Did the fates align and produce good circumstances because of my attitude change? No. I’m sure I don’t hit as many red lights as I think I do. I just make mental notes of the red lights instead of the green ones. And in doing that, I choose to make myself miserable. But not anymore. Now, I want to choose to be joyful and full of hope. I want to remember the good stuff.

We have much more control over our lives than we often choose to believe. We may not be able to wield our circumstances to our will, but we can choose how we react. There’s something to be said about taking things as they come and making the best of the circumstances we’re given. It’s easy to focus on what we lack instead of seeing what we have. We have to choose the right kind of focus.

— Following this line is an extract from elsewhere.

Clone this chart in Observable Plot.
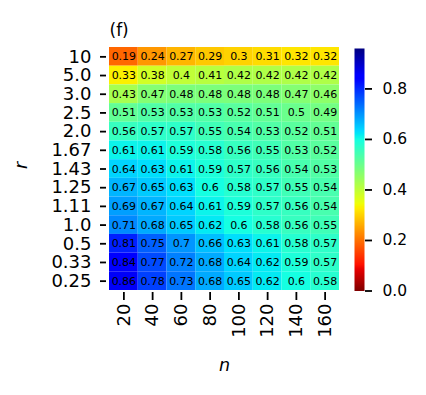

Too many times, I’ve made myself the victim instead of empowering myself to change with the circumstances and to accept what may come. If you believe yourself a loser, you subconsciously set yourself up to do things that make you a loser. I am my own worst enemy. *Cue the Lit music*

New Year’s Day is coming up, so it’s the prime time for some self-evaluation. I’m tired of playing the victim. I’m better than that. I will accept my circumstances and focus on the good things that come despite the bad I’ll also encounter. I’m not going to call this a resolution, because you condemn it by giving it that name. (How many New Year’s resolutions are broken year after year?) This is a change I’m choosing to enact.

There’s some truth to making your own luck. You may not be able to make yourself win the lottery, but you can make yourself feel like the luckiest person you know. It’s all perspective, after all.